University of Arizona microcampuses operate at 10 universities around the world in such locations as Jakarta, Indonesia, Amman, Jordan and Phnom Penh, Cambodia. UPC Lima is UArizona’s first microcampus in South America.

Students standing in front of sign on UPC campus. Sign reads: Graduate de University of Arizona Estudiando en UPC

 

“Microcampuses provide students worldwide with affordable access to a top-quality education while promoting joint research with international partners,” says Brent White, vice provost for global affairs and dean of global campuses.

UArizona and local professors offer the courses collaboratively in a co-teaching environment. For the UPC Lima SBE courses, Iroz-Elardo has worked closely with Erika Ebermann Vera, an architect and UArizona global lecturer in UPC’s School of Architecture.
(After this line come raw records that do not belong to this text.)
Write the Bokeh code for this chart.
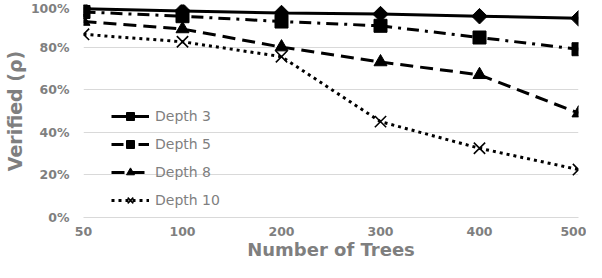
from bokeh.plotting import figure
from bokeh.models import Range1d, FixedTicker, NumeralTickFormatter, Legend, LegendItem
from bokeh.embed import file_html
from bokeh.resources import INLINE
import math

categories = ["50", "100", "200", "300", "400", "500"]
depth3 = [0.98, 0.97, 0.96, 0.955, 0.945, 0.935]
depth5 = [0.965, 0.945, 0.92, 0.90, 0.845, 0.79]
depth8 = [0.92, 0.885, 0.80, 0.73, 0.67, 0.49]
depth10 = [0.86, 0.825, 0.755, 0.45, 0.325, 0.225]
series_names = ["Depth 3", "Depth 5", "Depth 8", "Depth 10"]
y_ticks = [0, 0.2, 0.4, 0.6, 0.8, 1.0]

xs = list(range(len(categories)))
GRAY = "#7f7f7f"
GRID = "#d9d9d9"

p = figure(width=586, height=262, output_backend="svg", toolbar_location=None,
           x_range=Range1d(0, len(categories) - 1), y_range=Range1d(0, 1),
           min_border_left=0, min_border_right=8, min_border_top=4, min_border_bottom=0)
p.outline_line_color = None
p.background_fill_color = "white"

p.xaxis.ticker = FixedTicker(ticks=xs)
p.xaxis.major_label_overrides = {i: c for i, c in enumerate(categories)}
p.yaxis.ticker = FixedTicker(ticks=y_ticks)
p.yaxis.formatter = NumeralTickFormatter(format="0%")
p.ygrid.ticker = FixedTicker(ticks=y_ticks)
p.xgrid.grid_line_color = None
p.ygrid.grid_line_color = GRID
p.ygrid.grid_line_width = 1

for ax in (p.xaxis[0], p.yaxis[0]):
    ax.major_tick_line_color = None
    ax.minor_tick_line_color = None
    ax.major_tick_out = 0
    ax.major_tick_in = 0
    ax.minor_tick_out = 0
    ax.minor_tick_in = 0
    ax.major_label_text_font = "DejaVu Sans"
    ax.major_label_text_font_style = "bold"
    ax.major_label_text_font_size = "12.5px"
    ax.major_label_text_color = GRAY
    ax.axis_label_text_font = "DejaVu Sans"
    ax.axis_label_text_font_style = "bold"
    ax.axis_label_text_color = GRAY
p.yaxis.axis_line_color = None
p.xaxis.axis_line_color = GRID
p.xaxis.major_label_standoff = 9
p.yaxis.major_label_standoff = 14
p.xaxis.axis_label = "Number of Trees"
p.xaxis.axis_label_text_font_size = "18px"
p.xaxis.axis_label_standoff = 0
p.yaxis.axis_label = "Verified (\u03c1)"
p.yaxis.axis_label_text_font_size = "19px"
p.yaxis.axis_label_standoff = 2

styles = [
    (depth3, None, "square", 11, math.pi / 4),
    (depth5, "12 6 3 6", "square", 13, 0),
    (depth8, "13 7", "triangle", 13, 0),
    (depth10, "3 4", "x", 16, 0),
]
items = []
for (vals, dash, marker, size, angle), name in zip(styles, series_names):
    kw = {} if dash is None else {"line_dash": dash}
    r1 = p.line(xs, vals, line_color="black", line_width=3, **kw)
    if marker == "x":
        r2 = p.scatter(xs, vals, marker=marker, size=size, line_color="black", line_width=1.6)
    else:
        r2 = p.scatter(xs, vals, marker=marker, size=size, angle=angle,
                       fill_color="black", line_color="black")
    items.append(LegendItem(label=name, renderers=[r1, r2]))

legend = Legend(items=items, location=(28, 7), background_fill_alpha=0,
                border_line_alpha=0, padding=0, margin=0, spacing=8,
                glyph_width=38, glyph_height=20, label_height=20, label_standoff=6,
                label_text_font="DejaVu Sans", label_text_font_size="14px",
                label_text_color=GRAY)
p.add_layout(legend, "center")

open("out.html", "w").write(file_html(p, INLINE))
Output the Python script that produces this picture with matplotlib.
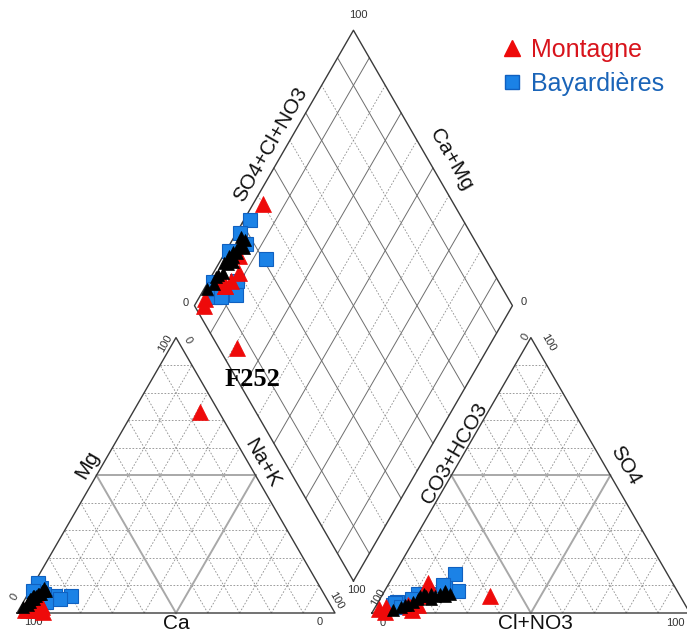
import numpy as np
import matplotlib.pyplot as plt

## sample chemistry in % meq (Ca and HCO3 are the remainders)
## Montagne
mont_mg = [1, 73, 2, 1, 2, 1.5, 3, 2, 0.5, 1]
mont_nak = [3, 21, 3, 6, 7, 5, 6, 4, 8, 2]
mont_so4 = [1.5, 2, 6, 2, 3, 11, 1, 3, 6, 0.5]
mont_cl = [1.5, 3.5, 34, 11, 13, 12, 12, 10, 14, 4]
## Bayardieres
bay_mg = [6, 8, 10, 6, 7, 5, 9, 11, 8, 5, 4]
bay_nak = [14, 2, 1.5, 9, 5, 5, 3, 1, 1, 11, 7]
bay_so4 = [8, 14, 4, 7, 9, 3, 3.5, 7, 10, 5, 2]
bay_cl = [23, 19, 6, 11, 18.5, 5, 5.5, 14, 17.5, 10, 8]
## other samples (black)
oth_mg = [2, 3, 4, 5, 4, 6, 5, 7, 6, 8, 7, 8, 6, 9, 5, 7]
oth_nak = [1, 2, 2, 3, 1.5, 3, 2, 4, 2.5, 4, 3, 5, 2, 4, 1.5, 3.5]
oth_so4 = [1, 2, 3, 4, 5, 6, 6, 7, 7, 6, 7, 6, 8, 7, 3, 5]
oth_cl = [6, 8, 10, 11, 12, 12, 14, 13, 15, 17, 18, 20, 19, 21, 9, 16]

label_F252 = 'F252'

##############################################################
g = 0.116
h = np.sqrt(3)/2

def cat_xy(mg, nak):
    mg = np.asarray(mg, float); nak = np.asarray(nak, float)
    return (nak + mg/2)/100., mg*h/100.

def an_xy(so4, cl):
    so4 = np.asarray(so4, float); cl = np.asarray(cl, float)
    return 1 + g + (cl + so4/2)/100., so4*h/100.

def dia_xy(camg, so4cl):
    a = np.asarray(camg, float)/100.; b = np.asarray(so4cl, float)/100.
    return 1 + g/2 - a/2 + b/2, g*h + h*(a + b)

def P(x, y):
    ## pixel position -> axes data coords (for text only)
    return (x - 17)/318., (613 - y)/318.

fig = plt.figure(figsize=(6.87, 6.34), dpi=100)
ax = fig.add_axes([0, 0, 1, 1])
ax.set_xlim(-17/318., 670/318.)
ax.set_ylim(-21/318., 613/318.)
ax.axis('off')

dash = dict(color='#8c8c8c', lw=0.6, ls=(0, (2, 2)), zorder=1)
mid = dict(color='#a8a8a8', lw=1.4, zorder=1)
edge = dict(color='#3a3a3a', lw=1.0, zorder=2)

## triangles
for fxy in (cat_xy, an_xy):
    for t in range(10, 100, 10):
        st = mid if t == 50 else dash
        x, y = fxy([t, t], [0, 100 - t]); ax.plot(x, y, **st)
        x, y = fxy([0, 100 - t], [t, t]); ax.plot(x, y, **st)
        x, y = fxy([0, 100 - t], [100 - t, 0]); ax.plot(x, y, **st)
    x, y = fxy([0, 0, 100, 0], [0, 100, 0, 0]); ax.plot(x, y, **edge)

## diamond
for t in range(10, 100, 10):
    st = dict(color='#6e6e6e', lw=0.7, zorder=1) if t % 20 else dash
    x, y = dia_xy([t, t], [0, 100]); ax.plot(x, y, **st)
    x, y = dia_xy([0, 100], [t, t]); ax.plot(x, y, **st)
x, y = dia_xy([0, 100, 100, 0, 0], [0, 0, 100, 100, 0]); ax.plot(x, y, **edge)

## points
def plot_group(mg, nak, so4, cl, **kw):
    mg = np.array(mg, float); nak = np.array(nak, float)
    so4 = np.array(so4, float); cl = np.array(cl, float)
    xs, ys = [], []
    for x, y in (cat_xy(mg, nak), an_xy(so4, cl), dia_xy(100 - nak, so4 + cl)):
        xs.append(x); ys.append(y)
    ax.plot(np.concatenate(xs), np.concatenate(ys), ls='none', **kw)

plot_group(bay_mg, bay_nak, bay_so4, bay_cl, marker='s', ms=10, mfc='#1b82e6',
           mec='#1060c0', mew=0.8, zorder=4)
plot_group(mont_mg, mont_nak, mont_so4, mont_cl, marker='^', ms=11, mfc='#ee0a0a',
           mec='#ee0a0a', mew=0.5, zorder=5)
plot_group(oth_mg, oth_nak, oth_so4, oth_cl, marker='^', ms=9, mfc='black',
           mec='black', mew=0.5, zorder=6)

## F252 label
ax.text(*P(252, 380), label_F252, fontsize=19, fontweight='bold',
        family='Liberation Serif', ha='center', va='center', zorder=7)

## axis titles
lab = dict(fontsize=15, family='Liberation Sans', color='#111111', ha='center', va='center')
ax.text(*P(271, 144), 'SO4+Cl+NO3', rotation=60, **lab)
ax.text(*P(451, 160), 'Ca+Mg', rotation=-60, **lab)
ax.text(*P(87, 465), 'Mg', rotation=60, **lab)
ax.text(*P(262, 463), 'Na+K', rotation=-60, **lab)
ax.text(*P(454, 453), 'CO3+HCO3', rotation=60, **lab)
ax.text(*P(625, 465), 'SO4', rotation=-60, **lab)
lab['va'] = 'bottom'
ax.text(*P(176, 633), 'Ca', **lab)
ax.text(*P(535, 633), 'Cl+NO3', **lab)

## tick labels
tk = dict(fontsize=8, family='Liberation Sans', color='#333333', ha='center', va='center')
ax.text(*P(358, 15), '100', **tk)
ax.text(*P(186, 303), '0', **tk)
ax.text(*P(524, 302), '0', **tk)
ax.text(*P(356, 590), '100', **tk)
ax.text(*P(33, 622), '100', **tk)
ax.text(*P(320, 622), '0', **tk)
ax.text(*P(15, 597), '0', rotation=60, **tk)
ax.text(*P(165, 343), '100', rotation=60, **tk)
ax.text(*P(188, 340), '0', rotation=-60, **tk)
ax.text(*P(336, 601), '100', rotation=-60, **tk)
ax.text(*P(383, 623), '0', **tk)
ax.text(*P(675, 623), '100', **tk)
ax.text(*P(378, 597), '100', rotation=60, **tk)
ax.text(*P(526, 337), '0', rotation=60, **tk)
ax.text(*P(548, 343), '100', rotation=-60, **tk)

## legend
hm, = ax.plot([], [], ls='none', marker='^', ms=12, mfc='#ee0a0a', mec='#ee0a0a')
hb, = ax.plot([], [], ls='none', marker='s', ms=10, mfc='#1b82e6', mec='#1060c0')
leg = ax.legend([hm, hb], ['Montagne', 'Bayardières'], loc='upper left',
                bbox_to_anchor=(502/687., 1 - 38/634.), frameon=False,
                prop={'family': 'Liberation Sans', 'size': 18}, handlelength=0.8,
                handletextpad=0.35, labelspacing=0.38, borderpad=0, borderaxespad=0)
leg.get_texts()[0].set_color('#d8141c')
leg.get_texts()[1].set_color('#1a64b8')

plt.savefig('out.png', dpi=100)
Each of the two initial SBE courses—Introduction to Sustainability and Careers in Sustainability—require student prep work prior to class, including readings, videos, podcasts and student responses. During class, Ebermann Vera leads activities related to the class topic. For example, in the introductory sustainability course, students have a lesson on international sustainability and local applications created by Iroz-Elardo. Students learn not only about the United Nations and other international sustainability programs, but also about local initiatives and how those initiatives are informed both by the UN’s measures and local, regional and national policy.

“It’s pretty edgy pedagogically,” says Iroz-Elardo. “We believe this approach can work in both the U.S. and in international locations where we can be sensitive to local cultural norms and business realities.”

The approach also benefits the SBE program back in Arizona and online. “Creating lessons for students in Peru—and ultimately other global locations—allows us to build a greater global context for the program altogether,” she says.

“We are excited to continue the SBE program’s success beyond our Arizona campus and online programs,” says Ladd Keith, assistant professor of planning and sustainable built environments and chair of the SBE program. “Our educational philosophy is to combine the expertise of our faculty in design and planning for more sustainable and resilient built environments with expertise that our Peruvian faculty colleagues bring, particularly in the local environmental, economic and social context. We look forward to supporting the global community of sustainability students, practitioners and researches that the microcampus will connect.”